En 2003, los catalanistas continuaron en el poder, sin embargo, esta vez fue en un tripartito (el Pacto del Tinell) liderado por PSC, con Pasqual Maragall como President de la Generalitat, en coalición con ERC e ICV-EUiA. Aquel acuerdo no significó ningún cambio en las políticas de construcción nacional e incluso las potenciaron, siendo una buena muestra de ello las famosas “multas lingü.sticas” o la reforma del Estatuto de Autonomía. Tras ellos, nos sobrevino la última etapa de un largo proyecto iniciado por catalanismo: el nacionalismo rupturista. Un movimiento independentista descarnado de toda razón y cadenas éticas, cuya única pretensión es destruir el Estado para forjar a cualquier precio un reino de taifa en Cataluña.

La historia reciente de España muestra la toxicidad de aquellas ideologías que renuncian a la Ilustración, la facilidad con la que su simiente germina y la fuerza corruptora del orden democrático que poseen. Haríamos bien en temerlas, un pasado no tan lejano nos ha enseñado que el nacionalismo es miseria, trinchera y guerra. El horror que dejaron en Europa dos guerras mundiales deberían ser suficiente argumento para cerrarse a aceptar las tesis que lo hicieron posible. La connivencia de los grandes partidos durante décadas y la pretensión de apaciguamiento deben terminar, no se puede dialogar con aquel que no quiere hacerlo. Nuestra nación ha perdido el norte, hoy no tiene rumbo ni un proyecto común. Somos incapaces de llegar a acuerdos para reformas imprescindibles en educación, pensiones o economía y las tensiones territoriales monopolizan el debate político, pero ni siquiera en este aspecto los partidos constitucionalistas son capaces de trabajar juntos y enfrentar a su mayor adversario.

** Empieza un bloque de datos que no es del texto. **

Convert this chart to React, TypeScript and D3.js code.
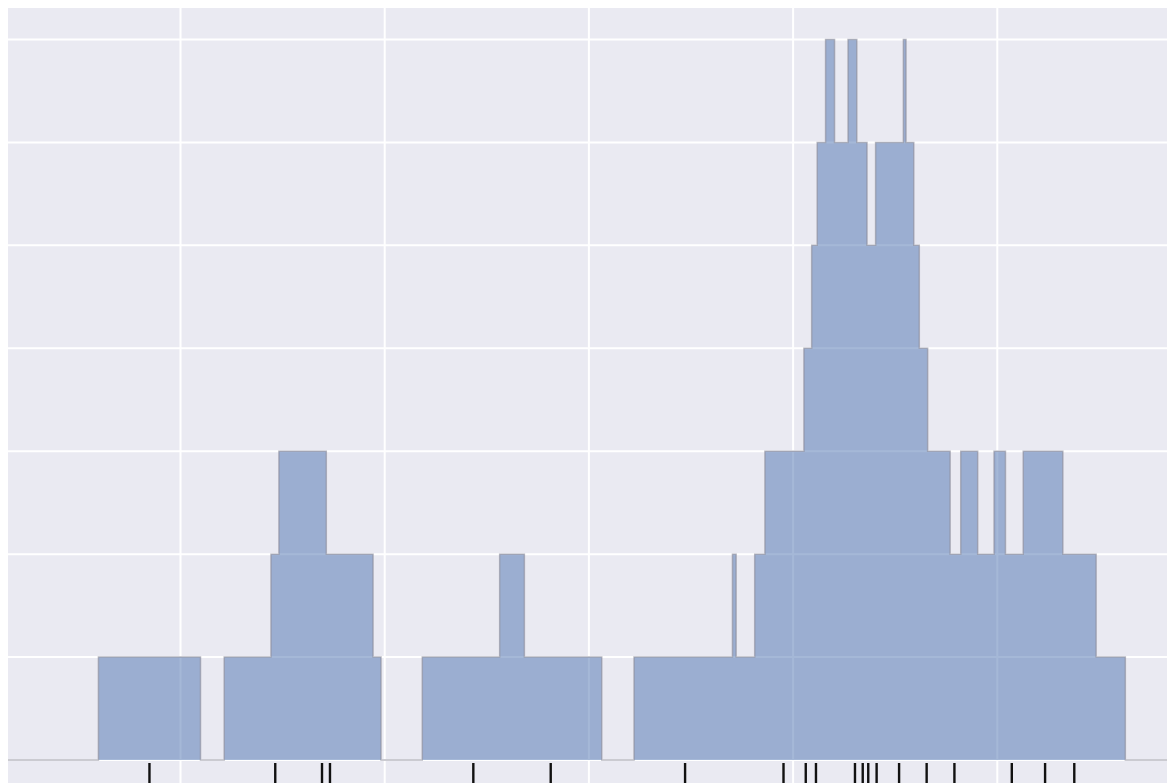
import React from "react";
import * as d3 from "d3";

// Observations shown as a rug and summed with a top-hat (box) kernel
const samples: number[] = [
  0.848, 1.464, 1.693, 1.732, 2.434, 2.813, 3.471, 3.953, 4.062, 4.112,
  4.303, 4.341, 4.368, 4.409, 4.519, 4.654, 4.79, 5.071, 5.234, 5.377,
];
const halfWidth = 0.25;
const xTicks: number[] = [1, 2, 3, 4, 5];
const yTicks: number[] = [0, 1, 2, 3, 4, 5, 6, 7];

const W = 1170;
const H = 783;
const plot = { left: 8, top: 8, right: 1167, bottom: 800 };

export default function App() {
  const x = d3.scaleLinear().domain([1, 5]).range([180.5, 997.3]);
  const y = d3.scaleLinear().domain([0, 7]).range([760, 39.5]);

  const xMin = x.invert(plot.left);
  const xMax = x.invert(plot.right);

  // Step function: number of boxes covering each interval between edges
  const edges = Array.from(
    new Set([xMin, xMax, ...samples.flatMap((s) => [s - halfWidth, s + halfWidth])])
  )
    .filter((v) => v >= xMin && v <= xMax)
    .sort((a, b) => a - b);
  const steps: [number, number][] = edges.map((e, i) => {
    const next = i < edges.length - 1 ? edges[i + 1] : e + 1e-6;
    const mid = (e + next) / 2;
    const c = samples.filter((s) => Math.abs(mid - s) < halfWidth).length;
    return [e, i < edges.length - 1 ? c : 0];
  });

  const area = d3
    .area<[number, number]>()
    .x((d) => x(d[0]))
    .y0(y(0))
    .y1((d) => y(d[1]))
    .curve(d3.curveStepAfter);
  const line = d3
    .line<[number, number]>()
    .x((d) => x(d[0]))
    .y((d) => y(d[1]))
    .curve(d3.curveStepAfter);

  return (
    <svg
      width={W}
      height={H}
      style={{ position: "absolute", left: 0, top: 0, background: "#ffffff" }}
    >
      <defs>
        <clipPath id="plot-clip">
          <rect
            x={plot.left}
            y={plot.top}
            width={plot.right - plot.left}
            height={plot.bottom - plot.top}
          />
        </clipPath>
      </defs>
      <rect
        x={plot.left}
        y={plot.top}
        width={plot.right - plot.left}
        height={plot.bottom - plot.top}
        fill="#EAEAF2"
      />
      <g clipPath="url(#plot-clip)">
        {xTicks.map((t) => (
          <line
            key={`gx${t}`}
            x1={x(t)}
            x2={x(t)}
            y1={plot.top}
            y2={plot.bottom}
            stroke="#ffffff"
            strokeWidth={2}
          />
        ))}
        {yTicks.map((t) => (
          <line
            key={`gy${t}`}
            x1={plot.left}
            x2={plot.right}
            y1={y(t)}
            y2={y(t)}
            stroke="#ffffff"
            strokeWidth={2}
          />
        ))}
        <path d={area(steps) ?? ""} fill="#4C72B0" fillOpacity={0.5} />
        <path
          d={line(steps) ?? ""}
          fill="none"
          stroke="#8c8c99"
          strokeOpacity={0.6}
          strokeWidth={1.5}
        />
        {samples.map((s, i) => (
          <line
            key={`rug${i}`}
            x1={x(s)}
            x2={x(s)}
            y1={763}
            y2={plot.bottom}
            stroke="#111111"
            strokeWidth={2.4}
          />
        ))}
      </g>
    </svg>
  );
}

El consenso que nos brindaron los padres constitucionales se ha desvanecido apresado en un modelo rendido al chantaje nacionalista, con la concesión de privilegios propios de otro tiempo y la práctica desaparición del gobierno central en algunas regiones. España debe enfrentar grandes retos. El miedo a destapar la caja de truenos, de hacer cierto el mito de Pandora, no puede atenazar más a los ciudadanos. Necesitamos recuperar el equilibrio perdido, encarar a quienes han acorralado a la ciudadanía con reclamaciones caducas y plantearnos una solución duradera. No podrá hacerlo un partido, no podrá hacerse desde una concepción monolítica de España y tampoco podrá incluir a aquellos que nos han llevado hasta aquí. Quizá sea hora de reformar nuestra Constitución, pero olvidándonos de la historia medieval, mirando al futuro, a Europa. No podemos seguir equivocándonos.